Instruction ▸ Output the material word for word. Leave each picture out.

##### Information shown #####

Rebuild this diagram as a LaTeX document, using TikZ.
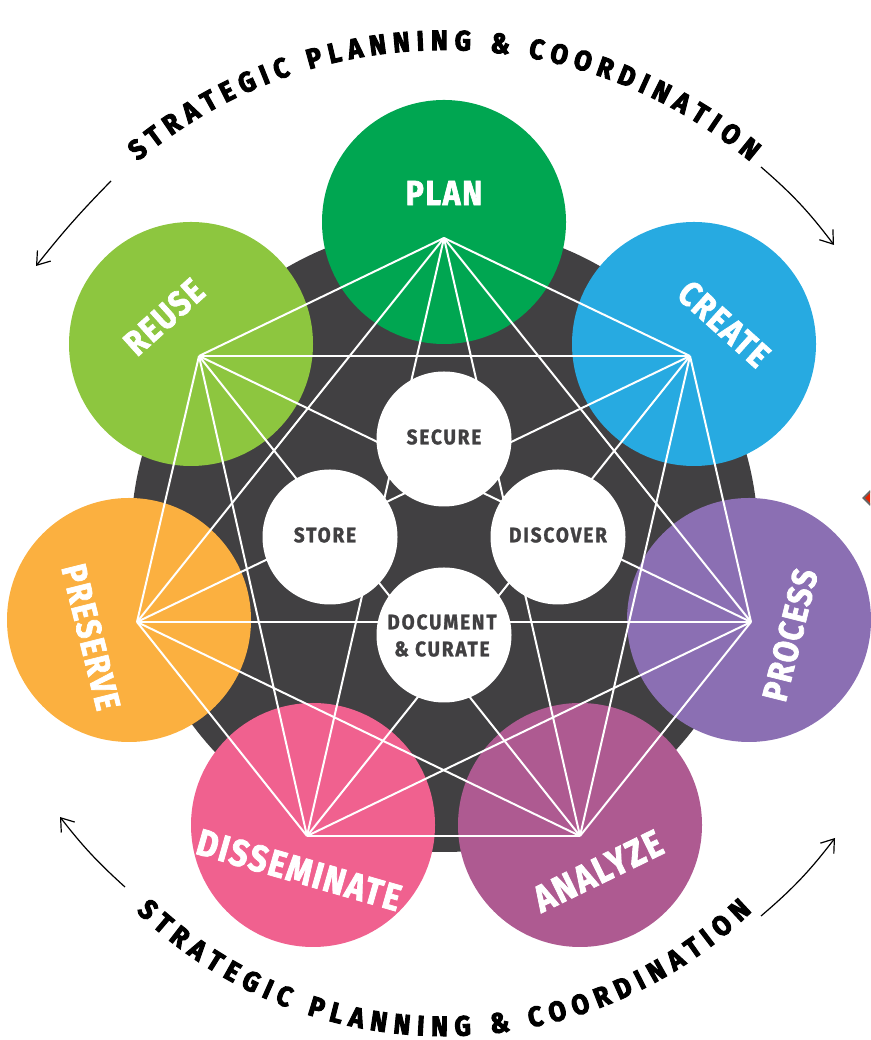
\documentclass[tikz,border=0pt]{standalone}
\usepackage{fontspec}
\usetikzlibrary{decorations.text,arrows.meta,shapes.geometric}
\newfontfamily\dispfont[FakeStretch=0.86,LetterSpace=5,FakeBold=2]{Fira Sans}
\newfontfamily\hubfont[FakeStretch=0.9,LetterSpace=9,FakeBold=1.5]{Fira Sans}
\newfontfamily\arcfont[FakeStretch=0.9,FakeBold=3.5]{Fira Sans}
\definecolor{cplan}{HTML}{00A651}
\definecolor{ccreate}{HTML}{27AAE1}
\definecolor{cprocess}{HTML}{8B6FB3}
\definecolor{canalyze}{HTML}{AE5A91}
\definecolor{cdissem}{HTML}{F0618F}
\definecolor{cpreserve}{HTML}{FBB040}
\definecolor{creuse}{HTML}{8DC63F}
\definecolor{cdark}{HTML}{414042}
\tikzset{
  stage/.style={circle,inner sep=0pt,minimum size=244pt},
  hub/.style={circle,fill=white,inner sep=0pt,minimum size=135pt},
  stagetext/.style={text=white,font=\dispfont\fontsize{35}{35}\selectfont\bfseries,inner sep=0pt},
  hubtext/.style={text=cdark,font=\hubfont\fontsize{21}{27}\selectfont\bfseries,inner sep=0pt,align=center},
  edgeline/.style={draw=white,line width=2pt},
  flow/.style={draw=black,line width=1.2pt,-{Straight Barb[length=12pt,width=17pt,line width=1.2pt]}},
  arctext/.style={decorate,decoration={text along path,text align={fit to path},
    text={|\arcfont\fontsize{28}{28}\selectfont\bfseries|STRATEGIC PLANNING {\&} COORDINATION}}}
}
\begin{document}
\begin{tikzpicture}[x=1pt,y=1pt]
\useasboundingbox (0,0) rectangle (870,1040);
\begin{scope}
\clip (0,0) rectangle (870,1040);
\node[diamond,fill=red!70!orange!90!black,draw=gray!80!black,line width=2pt,minimum size=32pt,inner sep=0pt] (marker) at (879,542) {};
\end{scope}
\node[circle,fill=cdark,inner sep=0pt,minimum size=627pt] (disc) at (444.5,501.5) {};
% stage discs
\node[stage,fill=cplan] (plan) at (444,818) {};
\node[stage,fill=ccreate] (create) at (694,696) {};
\node[stage,fill=cprocess] (process) at (749,420) {};
\node[stage,fill=canalyze] (analyze) at (580,215) {};
\node[stage,fill=cdissem] (dissem) at (313,215) {};
\node[stage,fill=cpreserve] (preserve) at (129,420) {};
\node[stage,fill=creuse] (reuse) at (191,696) {};
% star vertices
\coordinate (v1) at (444,802);
\coordinate (v2) at (690,684);
\coordinate (v3) at (751,418);
\coordinate (v4) at (580,204);
\coordinate (v5) at (307,204);
\coordinate (v6) at (137,418);
\coordinate (v7) at (199,684);
\foreach \a/\b in {v1/v2,v1/v3,v1/v4,v1/v5,v1/v6,v1/v7,v2/v3,v2/v4,v2/v5,v2/v6,v2/v7,v3/v4,v3/v5,v3/v6,v3/v7,v4/v5,v4/v6,v4/v7,v5/v6,v5/v7,v6/v7}
  \draw[edgeline] (\a) -- (\b);
% hubs
\node[hub] (secure) at (444,601) {};
\node[hub] (store) at (330,503) {};
\node[hub] (discover) at (558,503) {};
\node[hub] (document) at (444,405) {};
\node[hubtext] (tsecure) at (444,603) {SECURE};
\node[hubtext] (tstore) at (325,505) {STORE};
\node[hubtext] (tdiscover) at (558,505) {DISCOVER};
\node[hubtext] (tdocument) at (442,404.5) {DOCUMENT\\\& CURATE};
% stage labels
\node[stagetext] (tplan) at (444,847) {PLAN};
\node[stagetext,rotate=-42] (tcreate) at (724,716) {CREATE};
\node[stagetext,rotate=76] (tprocess) at (790,405) {PROCESS};
\node[stagetext,rotate=26,scale=1.08] (tanalyze) at (598,169) {ANALYZE};
\node[stagetext,rotate=-16,scale=1.07] (tdissem) at (299,170) {DISSEMINATE};
\node[stagetext,rotate=-76] (tpreserve) at (91,403) {PRESERVE};
\node[stagetext,rotate=42] (treuse) at (164,723) {REUSE};
% curved text
\coordinate (topc) at (444,514);
\coordinate (botc) at (444,447);
\path[arctext] (topc) ++(130:476pt) arc[start angle=130,end angle=50,radius=476pt];
\path[arctext] (botc) ++(226:443pt) arc[start angle=226,end angle=314,radius=443pt];
% flow arrows
\coordinate (a1S) at (111,859); \coordinate (a1E) at (36,774);
\coordinate (a2S) at (761,873); \coordinate (a2E) at (834,795);
\coordinate (a3S) at (125,153); \coordinate (a3E) at (60,223);
\coordinate (a4S) at (761,124); \coordinate (a4E) at (835,202);
\draw[flow] (a1S) to[bend right=3] (a1E);
\draw[flow] (a2S) to[bend left=6] (a2E);
\draw[flow] (a3S) to[bend left=5] (a3E);
\draw[flow] (a4S) to[bend right=6] (a4E);
\end{tikzpicture}
\end{document}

#####

Problem solution ▸
Rebuild this diagram as a LaTeX document, using TikZ.
\documentclass[tikz,border=0pt]{standalone}
\usepackage{fontspec}
\usetikzlibrary{decorations.text,arrows.meta,shapes.geometric}
\newfontfamily\dispfont[FakeStretch=0.86,LetterSpace=5,FakeBold=2]{Fira Sans}
\newfontfamily\hubfont[FakeStretch=0.9,LetterSpace=9,FakeBold=1.5]{Fira Sans}
\newfontfamily\arcfont[FakeStretch=0.9,FakeBold=3.5]{Fira Sans}
\definecolor{cplan}{HTML}{00A651}
\definecolor{ccreate}{HTML}{27AAE1}
\definecolor{cprocess}{HTML}{8B6FB3}
\definecolor{canalyze}{HTML}{AE5A91}
\definecolor{cdissem}{HTML}{F0618F}
\definecolor{cpreserve}{HTML}{FBB040}
\definecolor{creuse}{HTML}{8DC63F}
\definecolor{cdark}{HTML}{414042}
\tikzset{
  stage/.style={circle,inner sep=0pt,minimum size=244pt},
  hub/.style={circle,fill=white,inner sep=0pt,minimum size=135pt},
  stagetext/.style={text=white,font=\dispfont\fontsize{35}{35}\selectfont\bfseries,inner sep=0pt},
  hubtext/.style={text=cdark,font=\hubfont\fontsize{21}{27}\selectfont\bfseries,inner sep=0pt,align=center},
  edgeline/.style={draw=white,line width=2pt},
  flow/.style={draw=black,line width=1.2pt,-{Straight Barb[length=12pt,width=17pt,line width=1.2pt]}},
  arctext/.style={decorate,decoration={text along path,text align={fit to path},
    text={|\arcfont\fontsize{28}{28}\selectfont\bfseries|STRATEGIC PLANNING {\&} COORDINATION}}}
}
\begin{document}
\begin{tikzpicture}[x=1pt,y=1pt]
\useasboundingbox (0,0) rectangle (870,1040);
\begin{scope}
\clip (0,0) rectangle (870,1040);
\node[diamond,fill=red!70!orange!90!black,draw=gray!80!black,line width=2pt,minimum size=32pt,inner sep=0pt] (marker) at (879,542) {};
\end{scope}
\node[circle,fill=cdark,inner sep=0pt,minimum size=627pt] (disc) at (444.5,501.5) {};
% stage discs
\node[stage,fill=cplan] (plan) at (444,818) {};
\node[stage,fill=ccreate] (create) at (694,696) {};
\node[stage,fill=cprocess] (process) at (749,420) {};
\node[stage,fill=canalyze] (analyze) at (580,215) {};
\node[stage,fill=cdissem] (dissem) at (313,215) {};
\node[stage,fill=cpreserve] (preserve) at (129,420) {};
\node[stage,fill=creuse] (reuse) at (191,696) {};
% star vertices
\coordinate (v1) at (444,802);
\coordinate (v2) at (690,684);
\coordinate (v3) at (751,418);
\coordinate (v4) at (580,204);
\coordinate (v5) at (307,204);
\coordinate (v6) at (137,418);
\coordinate (v7) at (199,684);
\foreach \a/\b in {v1/v2,v1/v3,v1/v4,v1/v5,v1/v6,v1/v7,v2/v3,v2/v4,v2/v5,v2/v6,v2/v7,v3/v4,v3/v5,v3/v6,v3/v7,v4/v5,v4/v6,v4/v7,v5/v6,v5/v7,v6/v7}
  \draw[edgeline] (\a) -- (\b);
% hubs
\node[hub] (secure) at (444,601) {};
\node[hub] (store) at (330,503) {};
\node[hub] (discover) at (558,503) {};
\node[hub] (document) at (444,405) {};
\node[hubtext] (tsecure) at (444,603) {SECURE};
\node[hubtext] (tstore) at (325,505) {STORE};
\node[hubtext] (tdiscover) at (558,505) {DISCOVER};
\node[hubtext] (tdocument) at (442,404.5) {DOCUMENT\\\& CURATE};
% stage labels
\node[stagetext] (tplan) at (444,847) {PLAN};
\node[stagetext,rotate=-42] (tcreate) at (724,716) {CREATE};
\node[stagetext,rotate=76] (tprocess) at (790,405) {PROCESS};
\node[stagetext,rotate=26,scale=1.08] (tanalyze) at (598,169) {ANALYZE};
\node[stagetext,rotate=-16,scale=1.07] (tdissem) at (299,170) {DISSEMINATE};
\node[stagetext,rotate=-76] (tpreserve) at (91,403) {PRESERVE};
\node[stagetext,rotate=42] (treuse) at (164,723) {REUSE};
% curved text
\coordinate (topc) at (444,514);
\coordinate (botc) at (444,447);
\path[arctext] (topc) ++(130:476pt) arc[start angle=130,end angle=50,radius=476pt];
\path[arctext] (botc) ++(226:443pt) arc[start angle=226,end angle=314,radius=443pt];
% flow arrows
\coordinate (a1S) at (111,859); \coordinate (a1E) at (36,774);
\coordinate (a2S) at (761,873); \coordinate (a2E) at (834,795);
\coordinate (a3S) at (125,153); \coordinate (a3E) at (60,223);
\coordinate (a4S) at (761,124); \coordinate (a4E) at (835,202);
\draw[flow] (a1S) to[bend right=3] (a1E);
\draw[flow] (a2S) to[bend left=6] (a2E);
\draw[flow] (a3S) to[bend left=5] (a3E);
\draw[flow] (a4S) to[bend right=6] (a4E);
\end{tikzpicture}
\end{document}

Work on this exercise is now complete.